* GOAL OF THE EXERCISE *
Give every line again exactly as it appears, please, but not the pictures.

* RAW DATA *
((
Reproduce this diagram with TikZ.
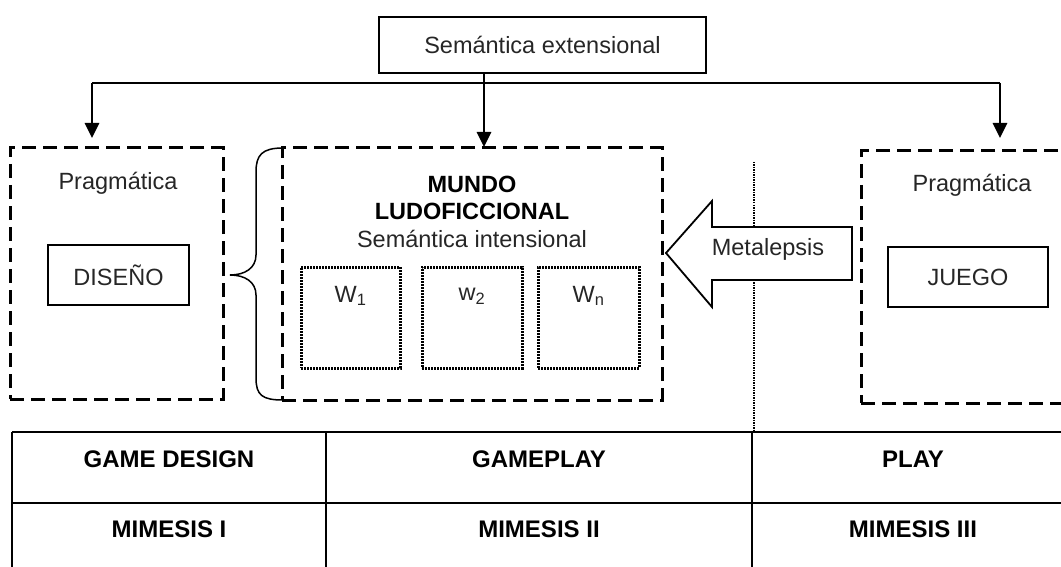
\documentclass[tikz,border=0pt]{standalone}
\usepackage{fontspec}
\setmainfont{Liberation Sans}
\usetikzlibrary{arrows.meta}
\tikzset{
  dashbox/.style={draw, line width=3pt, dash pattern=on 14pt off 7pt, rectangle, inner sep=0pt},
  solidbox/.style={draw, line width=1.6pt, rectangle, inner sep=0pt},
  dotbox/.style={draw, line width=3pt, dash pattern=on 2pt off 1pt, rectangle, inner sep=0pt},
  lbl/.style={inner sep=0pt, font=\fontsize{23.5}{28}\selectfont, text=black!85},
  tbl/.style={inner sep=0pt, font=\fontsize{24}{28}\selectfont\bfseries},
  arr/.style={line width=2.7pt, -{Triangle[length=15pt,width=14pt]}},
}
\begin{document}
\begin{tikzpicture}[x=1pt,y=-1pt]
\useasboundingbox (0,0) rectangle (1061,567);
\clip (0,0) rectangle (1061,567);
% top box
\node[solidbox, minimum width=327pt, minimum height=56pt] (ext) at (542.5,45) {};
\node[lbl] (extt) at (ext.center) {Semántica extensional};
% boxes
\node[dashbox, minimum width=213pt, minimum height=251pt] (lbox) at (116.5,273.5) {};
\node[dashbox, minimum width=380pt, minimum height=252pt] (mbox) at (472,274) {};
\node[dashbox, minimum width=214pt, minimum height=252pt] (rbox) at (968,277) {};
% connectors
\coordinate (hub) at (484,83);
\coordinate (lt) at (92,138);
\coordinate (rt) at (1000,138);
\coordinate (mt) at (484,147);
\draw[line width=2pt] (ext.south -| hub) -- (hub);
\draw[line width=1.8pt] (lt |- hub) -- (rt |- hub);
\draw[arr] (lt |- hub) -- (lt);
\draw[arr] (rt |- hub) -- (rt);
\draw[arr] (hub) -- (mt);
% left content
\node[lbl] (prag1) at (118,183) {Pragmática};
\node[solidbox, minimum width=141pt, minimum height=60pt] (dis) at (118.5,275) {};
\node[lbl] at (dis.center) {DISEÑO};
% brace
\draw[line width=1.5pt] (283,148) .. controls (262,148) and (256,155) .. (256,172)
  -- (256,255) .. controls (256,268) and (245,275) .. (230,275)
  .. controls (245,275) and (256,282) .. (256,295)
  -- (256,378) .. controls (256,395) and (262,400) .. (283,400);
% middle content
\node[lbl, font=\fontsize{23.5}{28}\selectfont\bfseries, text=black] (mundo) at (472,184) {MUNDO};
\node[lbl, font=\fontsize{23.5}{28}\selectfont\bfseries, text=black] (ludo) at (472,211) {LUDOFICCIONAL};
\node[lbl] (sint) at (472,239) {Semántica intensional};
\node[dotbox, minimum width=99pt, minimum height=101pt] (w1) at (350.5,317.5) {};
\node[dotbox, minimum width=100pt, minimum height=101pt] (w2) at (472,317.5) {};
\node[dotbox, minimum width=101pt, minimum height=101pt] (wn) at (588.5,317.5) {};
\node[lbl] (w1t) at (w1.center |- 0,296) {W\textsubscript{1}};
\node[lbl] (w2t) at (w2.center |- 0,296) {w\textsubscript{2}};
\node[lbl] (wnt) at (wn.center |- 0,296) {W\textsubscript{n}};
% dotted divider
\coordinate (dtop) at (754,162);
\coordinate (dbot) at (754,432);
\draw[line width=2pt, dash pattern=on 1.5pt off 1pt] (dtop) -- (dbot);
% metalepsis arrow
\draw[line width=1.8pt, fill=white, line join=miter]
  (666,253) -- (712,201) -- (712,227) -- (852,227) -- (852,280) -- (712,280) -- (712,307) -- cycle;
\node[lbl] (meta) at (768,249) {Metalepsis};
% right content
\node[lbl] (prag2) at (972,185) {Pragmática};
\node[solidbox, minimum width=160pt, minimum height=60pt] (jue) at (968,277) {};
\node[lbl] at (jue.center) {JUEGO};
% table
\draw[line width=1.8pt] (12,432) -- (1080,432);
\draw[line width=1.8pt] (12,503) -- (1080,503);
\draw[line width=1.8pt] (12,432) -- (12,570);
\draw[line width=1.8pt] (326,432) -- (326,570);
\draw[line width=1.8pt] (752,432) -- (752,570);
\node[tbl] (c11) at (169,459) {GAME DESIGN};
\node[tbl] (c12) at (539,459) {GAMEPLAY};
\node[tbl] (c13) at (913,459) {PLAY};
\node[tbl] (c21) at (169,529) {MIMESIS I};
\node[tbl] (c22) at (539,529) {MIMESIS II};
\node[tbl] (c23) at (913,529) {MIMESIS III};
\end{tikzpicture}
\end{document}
))
* THE RESULT *
Reproduce this diagram with TikZ.
\documentclass[tikz,border=0pt]{standalone}
\usepackage{fontspec}
\setmainfont{Liberation Sans}
\usetikzlibrary{arrows.meta}
\tikzset{
  dashbox/.style={draw, line width=3pt, dash pattern=on 14pt off 7pt, rectangle, inner sep=0pt},
  solidbox/.style={draw, line width=1.6pt, rectangle, inner sep=0pt},
  dotbox/.style={draw, line width=3pt, dash pattern=on 2pt off 1pt, rectangle, inner sep=0pt},
  lbl/.style={inner sep=0pt, font=\fontsize{23.5}{28}\selectfont, text=black!85},
  tbl/.style={inner sep=0pt, font=\fontsize{24}{28}\selectfont\bfseries},
  arr/.style={line width=2.7pt, -{Triangle[length=15pt,width=14pt]}},
}
\begin{document}
\begin{tikzpicture}[x=1pt,y=-1pt]
\useasboundingbox (0,0) rectangle (1061,567);
\clip (0,0) rectangle (1061,567);
% top box
\node[solidbox, minimum width=327pt, minimum height=56pt] (ext) at (542.5,45) {};
\node[lbl] (extt) at (ext.center) {Semántica extensional};
% boxes
\node[dashbox, minimum width=213pt, minimum height=251pt] (lbox) at (116.5,273.5) {};
\node[dashbox, minimum width=380pt, minimum height=252pt] (mbox) at (472,274) {};
\node[dashbox, minimum width=214pt, minimum height=252pt] (rbox) at (968,277) {};
% connectors
\coordinate (hub) at (484,83);
\coordinate (lt) at (92,138);
\coordinate (rt) at (1000,138);
\coordinate (mt) at (484,147);
\draw[line width=2pt] (ext.south -| hub) -- (hub);
\draw[line width=1.8pt] (lt |- hub) -- (rt |- hub);
\draw[arr] (lt |- hub) -- (lt);
\draw[arr] (rt |- hub) -- (rt);
\draw[arr] (hub) -- (mt);
% left content
\node[lbl] (prag1) at (118,183) {Pragmática};
\node[solidbox, minimum width=141pt, minimum height=60pt] (dis) at (118.5,275) {};
\node[lbl] at (dis.center) {DISEÑO};
% brace
\draw[line width=1.5pt] (283,148) .. controls (262,148) and (256,155) .. (256,172)
  -- (256,255) .. controls (256,268) and (245,275) .. (230,275)
  .. controls (245,275) and (256,282) .. (256,295)
  -- (256,378) .. controls (256,395) and (262,400) .. (283,400);
% middle content
\node[lbl, font=\fontsize{23.5}{28}\selectfont\bfseries, text=black] (mundo) at (472,184) {MUNDO};
\node[lbl, font=\fontsize{23.5}{28}\selectfont\bfseries, text=black] (ludo) at (472,211) {LUDOFICCIONAL};
\node[lbl] (sint) at (472,239) {Semántica intensional};
\node[dotbox, minimum width=99pt, minimum height=101pt] (w1) at (350.5,317.5) {};
\node[dotbox, minimum width=100pt, minimum height=101pt] (w2) at (472,317.5) {};
\node[dotbox, minimum width=101pt, minimum height=101pt] (wn) at (588.5,317.5) {};
\node[lbl] (w1t) at (w1.center |- 0,296) {W\textsubscript{1}};
\node[lbl] (w2t) at (w2.center |- 0,296) {w\textsubscript{2}};
\node[lbl] (wnt) at (wn.center |- 0,296) {W\textsubscript{n}};
% dotted divider
\coordinate (dtop) at (754,162);
\coordinate (dbot) at (754,432);
\draw[line width=2pt, dash pattern=on 1.5pt off 1pt] (dtop) -- (dbot);
% metalepsis arrow
\draw[line width=1.8pt, fill=white, line join=miter]
  (666,253) -- (712,201) -- (712,227) -- (852,227) -- (852,280) -- (712,280) -- (712,307) -- cycle;
\node[lbl] (meta) at (768,249) {Metalepsis};
% right content
\node[lbl] (prag2) at (972,185) {Pragmática};
\node[solidbox, minimum width=160pt, minimum height=60pt] (jue) at (968,277) {};
\node[lbl] at (jue.center) {JUEGO};
% table
\draw[line width=1.8pt] (12,432) -- (1080,432);
\draw[line width=1.8pt] (12,503) -- (1080,503);
\draw[line width=1.8pt] (12,432) -- (12,570);
\draw[line width=1.8pt] (326,432) -- (326,570);
\draw[line width=1.8pt] (752,432) -- (752,570);
\node[tbl] (c11) at (169,459) {GAME DESIGN};
\node[tbl] (c12) at (539,459) {GAMEPLAY};
\node[tbl] (c13) at (913,459) {PLAY};
\node[tbl] (c21) at (169,529) {MIMESIS I};
\node[tbl] (c22) at (539,529) {MIMESIS II};
\node[tbl] (c23) at (913,529) {MIMESIS III};
\end{tikzpicture}
\end{document}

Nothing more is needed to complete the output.